# Fav rub on a butt



## chad e (Jun 12, 2016)

I have used Jeff's rub several times and always comes out good. Ran across a recipe for Kansas City Kryptonite and wondered if anyone had tried in on a butt? Or if you have another favorite...put it up here! The wifeand I host a luau themed party...no actual pit roasted pig, so i was looking for a good butt rub!


----------



## SmokinAl (Jun 12, 2016)

I use a very simple rub on all my pork.

Al’s Pork rub

1 1/2 cups raw sugar (turbinado)

1/4 cup red pepper flakes

1/2 cup granulated onion

1/2 cup granulated garlic

1/2 cup black pepper

1/2 cup smoked paprika

1/4 cup Spanish or Hungarian paprika

Al


----------



## chef jimmyj (Jun 12, 2016)

I use this on everything. The kids put it on French Fries and Popcorn!...JJ

*Cajun Rib Tickler*

1C Tubinado or Dried Brown Sugar*

1/4C Paprika**

2T Kosher Salt

2T Garlic Powder

2T Onion Powder

2T Mustard Powder

2T Chili Powder

2tsp Black Pepper

1-2tsp Cayenne

2tsp Dry Oregano

2tsp Dry Thyme

2tsp Cry Celery Flakes

1tsp Celery Seed

Grind the Oregano, Thyme, Celery Flake and Seed. Mix all and store in air tight container, up to 3 months...
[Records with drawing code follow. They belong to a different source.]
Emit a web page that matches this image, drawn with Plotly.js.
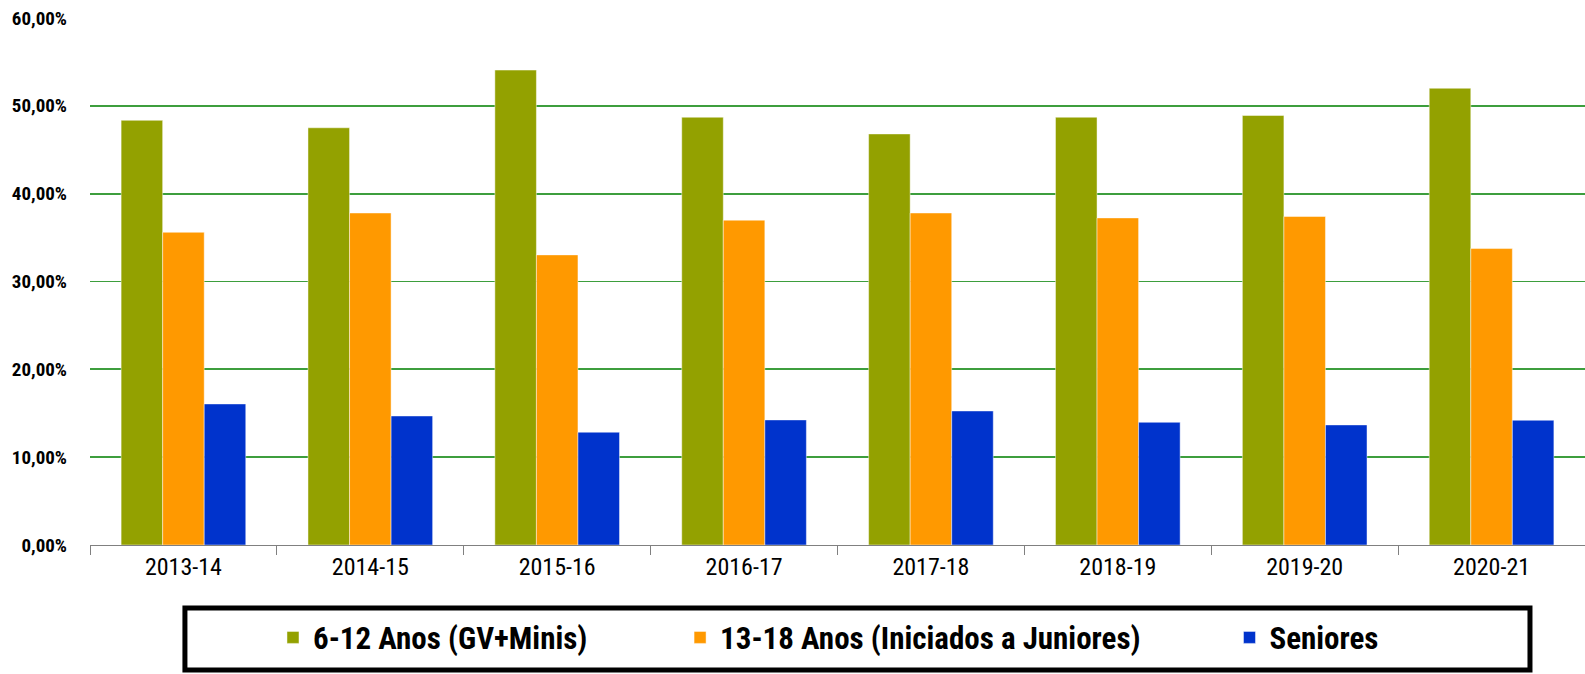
<!DOCTYPE html>
<html>
<head>
<meta charset="utf-8">
<script src="https://cdn.plot.ly/plotly-3.0.1.min.js"></script>
<style>html,body{margin:0;padding:0;background:#fff}#chart{width:1585px;height:674px}
#chart text{font-stretch:condensed}</style>
</head>
<body>
<div id="chart"></div>
<script>
const seasons = ["2013-14","2014-15","2015-16","2016-17","2017-18","2018-19","2019-20","2020-21"];
const series1Name = "6-12 Anos (GV+Minis)";
const series2Name = "13-18 Anos (Iniciados a Juniores)";
const series3Name = "Seniores";
const minis = [48.35, 47.50, 54.07, 48.70, 46.80, 48.70, 48.90, 52.00];
const juniores = [35.60, 37.80, 33.03, 36.98, 37.80, 37.24, 37.40, 33.75];
const seniores = [16.06, 14.69, 12.84, 14.24, 15.26, 13.97, 13.67, 14.20];
const yTicks = [0, 10, 20, 30, 40, 50, 60];
const yTickLabels = ["0,00%", "10,00%", "20,00%", "30,00%", "40,00%", "50,00%", "60,00%"];

const FONT = "'Roboto Condensed', 'DejaVu Sans Condensed', 'Liberation Sans Narrow', 'Open Sans Condensed', Roboto, sans-serif";
const edge = {color: 'rgba(255,255,255,0.45)', width: 1};

const traces = [
  {type:'bar', name: series1Name, x: seasons, y: minis, marker:{color:'#93A100', line: edge}, legend:'legend'},
  {type:'bar', name: series2Name, x: seasons, y: juniores, marker:{color:'#FF9900', line: edge}, legend:'legend2'},
  {type:'bar', name: series3Name, x: seasons, y: seniores, marker:{color:'#0033CC', line: edge}, legend:'legend3'}
];

const legFont = {family: FONT, size: 31, color: '#000', weight: 'bold'};
const legBase = {orientation:'h', yanchor:'middle', xanchor:'left', y:-0.176, bgcolor:'rgba(0,0,0,0)', borderwidth:0, font: legFont};

const layout = {
  width: 1585, height: 674,
  margin: {l: 90, r: 0, t: 18, b: 129},
  paper_bgcolor: '#fff', plot_bgcolor: '#fff',
  barmode: 'group', bargap: 0.333, bargroupgap: 0,
  showlegend: true,
  legend: Object.assign({}, legBase, {x: 0.1224}),
  legend2: Object.assign({}, legBase, {x: 0.3947}),
  legend3: Object.assign({}, legBase, {x: 0.7622}),
  xaxis: {
    type: 'category',
    tickson: 'boundaries', ticks: 'outside', ticklen: 9, tickcolor: '#808080', tickwidth: 1,
    showline: true, linecolor: '#808080', linewidth: 1,
    showgrid: false, zeroline: false,
    tickfont: {family: FONT, size: 24, color: '#000', weight: 400}
  },
  yaxis: {
    range: [0, 60], tickvals: yTicks, ticktext: yTickLabels,
    showgrid: true, gridcolor: '#3d9e3d', gridwidth: 1.8,
    zeroline: false, showline: false, ticks: '',
    ticklabelstandoff: 22,
    tickfont: {family: FONT, size: 19, color: '#000', weight: 'bold'}
  },
  shapes: [{
    type: 'rect', xref: 'paper', yref: 'paper',
    x0: 0.0635, x1: 0.9632, y0: -0.237, y1: -0.1195,
    line: {color: '#000', width: 5}, fillcolor: 'rgba(0,0,0,0)', layer: 'below'
  }]
};

Plotly.newPlot('chart', traces, layout, {displayModeBar: false, staticPlot: true});
</script>
</body>
</html>
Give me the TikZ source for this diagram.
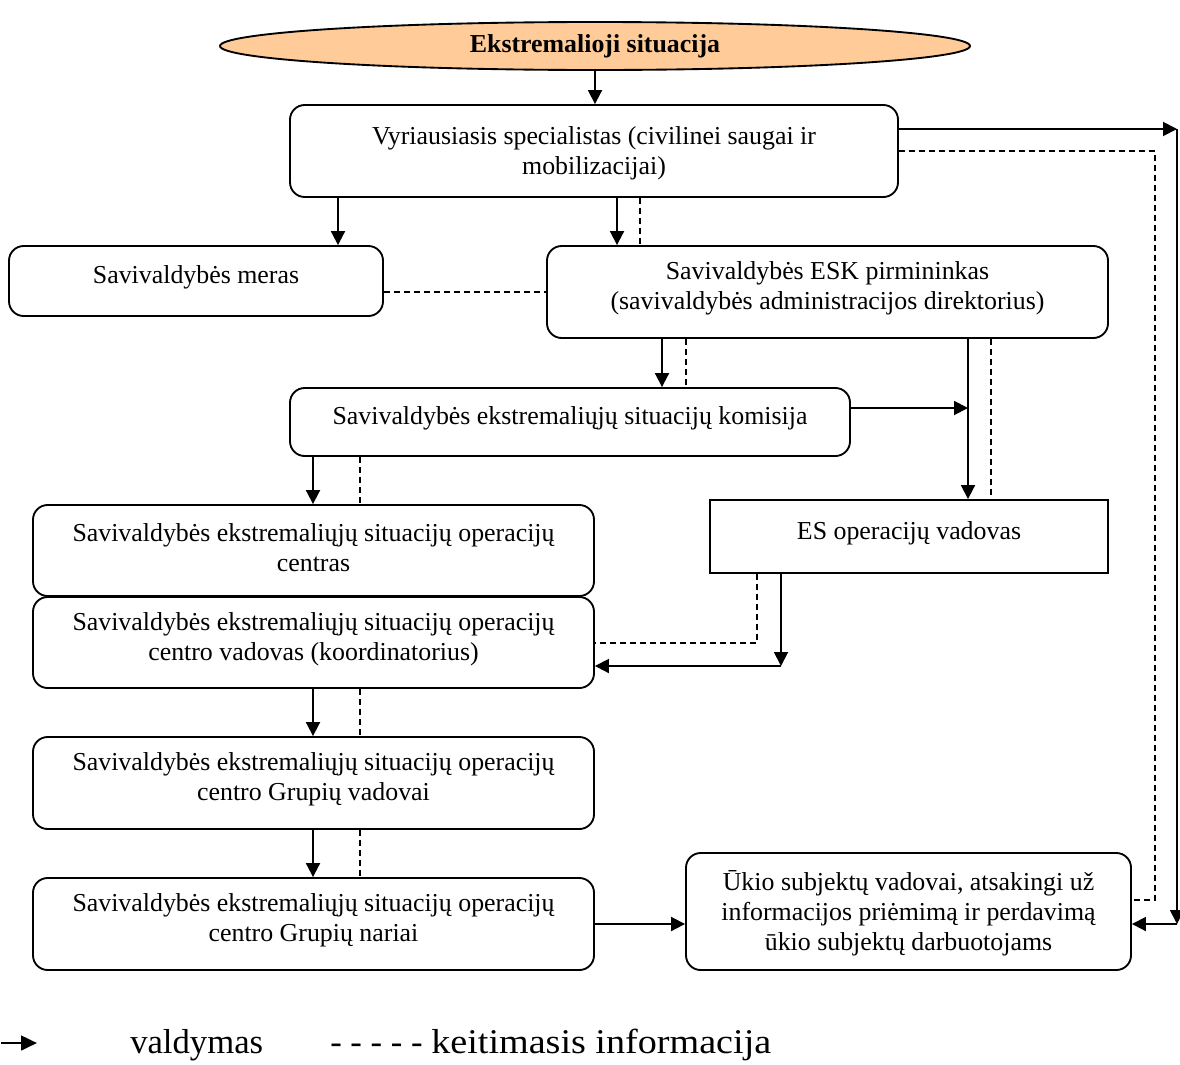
\documentclass[tikz,border=0pt]{standalone}
\usepackage{fontspec}
\setmainfont{Liberation Serif}
\usetikzlibrary{arrows.meta,shapes.geometric,fit}
\begin{document}
\begin{tikzpicture}[x=0.75pt,y=-0.75pt,
  every node/.style={font=\fontsize{19.4}{22.5}\selectfont},
  box/.style={draw,line width=1.4pt,rounded corners=11pt,inner sep=0pt},
  sqbox/.style={draw,line width=1.4pt,inner sep=0pt},
  txt/.style={align=center,inner sep=0pt,yshift=2.5pt},
  arr/.style={line width=1.4pt,-{Triangle[length=10.5pt,width=10.5pt]}},
  dsh/.style={line width=1.4pt,dash pattern=on 4.5pt off 3pt}]
\useasboundingbox (0,0) rectangle (1180,1064);

% column / row helper coordinates
\coordinate (X313) at (313,0);
\coordinate (X360) at (360,0);
\coordinate (X338) at (338,0);
\coordinate (X617) at (617,0);
\coordinate (X640) at (640,0);
\coordinate (X662) at (662,0);
\coordinate (X686) at (686,0);
\coordinate (X968) at (968,0);
\coordinate (X991) at (991,0);
\coordinate (X757) at (757,0);
\coordinate (X781) at (781,0);
\coordinate (X1155) at (1155,0);
\coordinate (X1177) at (1177,0);
\coordinate (Y129) at (0,129);
\coordinate (Y151) at (0,151);
\coordinate (Y408) at (0,408);
\coordinate (Y643) at (0,643);
\coordinate (Y666) at (0,666);
\coordinate (Y900) at (0,900);
\coordinate (Y924) at (0,924);

\node[draw,line width=1.4pt,ellipse,fill={rgb,255:red,255;green,204;blue,153},
      minimum width=562.5pt,minimum height=36pt,inner sep=0pt] (e) at (595,46)
      {\textbf{Ekstremalioji situacija}};

\node[box,fit={(290,105) (898,197)}] (b1) {};
\node[txt,yshift=-4.5pt] (b1t) at (b1.center) {Vyriausiasis specialistas (civilinei saugai ir\\mobilizacijai)};
\node[box,fit={(9,246) (383,316)}] (meras) {};
\node[txt] (merast) at (meras.center) {Savivaldybės meras};
\node[box,fit={(547,246) (1108,338)}] (esk) {};
\node[txt] (eskt) at (esk.center) {Savivaldybės ESK pirmininkas\\(savivaldybės administracijos direktorius)};
\node[box,fit={(290,388) (850,456)}] (kom) {};
\node[txt] (komt) at (kom.center) {Savivaldybės ekstremaliųjų situacijų komisija};
\node[sqbox,fit={(710,500) (1108,573)}] (es) {};
\node[txt] (est) at (es.center) {ES operacijų vadovas};
\node[box,fit={(33,505) (594,596)}] (cen) {};
\node[txt] (cent) at (cen.center) {Savivaldybės ekstremaliųjų situacijų operacijų\\centras};
\node[box,fit={(33,597) (594,688)}] (cv) {};
\node[txt] (cvt) at (cv.center) {Savivaldybės ekstremaliųjų situacijų operacijų\\centro vadovas (koordinatorius)};
\node[box,fit={(33,737) (594,829)}] (gv) {};
\node[txt] (gvt) at (gv.center) {Savivaldybės ekstremaliųjų situacijų operacijų\\centro Grupių vadovai};
\node[box,fit={(33,878) (594,970)}] (gn) {};
\node[txt] (gnt) at (gn.center) {Savivaldybės ekstremaliųjų situacijų operacijų\\centro Grupių nariai};
\node[box,fit={(686,853) (1131,970)}] (uk) {};
\node[txt,yshift=-4pt] (ukt) at (uk.center) {Ūkio subjektų vadovai, atsakingi už\\informacijos priėmimą ir perdavimą\\ūkio subjektų darbuotojams};

% connectors
\draw[arr] (e.south) -- (e.south |- b1.north);
\draw[arr] (b1.south -| X338) -- (meras.north -| X338);
\draw[arr] (b1.south -| X617) -- (esk.north -| X617);
\draw[dsh] (b1.south -| X640) -- (esk.north -| X640);
\draw[dsh] (meras.east |- esk.west) -- (esk.west);
\draw[arr] (esk.south -| X662) -- (kom.north -| X662);
\draw[dsh] (esk.south -| X686) -- (kom.north -| X686);
\draw[arr] (kom.east |- Y408) -- (X968 |- Y408);
\draw[arr] (esk.south -| X968) -- (es.north -| X968);
\draw[dsh] (esk.south -| X991) -- (es.north -| X991);
\draw[arr] (kom.south -| X313) -- (cen.north -| X313);
\draw[dsh] (kom.south -| X360) -- (cen.north -| X360);
\draw[dsh] (es.south -| X757) -- (X757 |- Y643) -- (cv.east |- Y643);
\draw[arr] (es.south -| X781) -- (X781 |- Y666);
\draw[arr] (X781 |- Y666) -- (cv.east |- Y666);
\draw[arr] (cv.south -| X313) -- (gv.north -| X313);
\draw[dsh] (cv.south -| X360) -- (gv.north -| X360);
\draw[arr] (gv.south -| X313) -- (gn.north -| X313);
\draw[dsh] (gv.south -| X360) -- (gn.north -| X360);
\draw[arr] (gn.east) -- (gn.east -| uk.west);
\draw[arr] (b1.east |- Y129) -- (X1177 |- Y129);
\draw[arr] (X1177 |- Y129) -- (X1177 |- Y924);
\draw[arr] (X1177 |- Y924) -- (uk.east |- Y924);
\draw[dsh] (b1.east |- Y151) -- (X1155 |- Y151) -- (X1155 |- Y900) -- (uk.east |- Y900);

% legend
\coordinate (la) at (1,1043);
\coordinate (lb) at (37,1043);
\draw[line width=2pt,-{Triangle[length=12pt,width=11pt]}] (la) -- (lb);
\node[anchor=base west,inner sep=0pt,font=\fontsize{26}{30}\selectfont] (lv) at (130,1053) {valdymas};
\node[anchor=base west,inner sep=0pt,font=\fontsize{26}{30}\selectfont] (lk) at (330,1053) {- - - - - \scalebox{1.1}[1]{keitimasis informacija}};
\end{tikzpicture}
\end{document}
Notes...* Leave out the Sugar for a *Cajun Blackening Spice.*  Spinkle a lot or a little, on whatever meat, dip in melted Butter or Olive oil and saute in a very hot pan until cooked to your desired IT.

             ** If you wish you can use Smoked Paprika in the recipe. This will give a seasoning that will add some "Smokey flavor" to Grilled, Sauteed, Fried or Roasted meat, not just stuff you smoke.

Mix and store in an air tight container...JJ


----------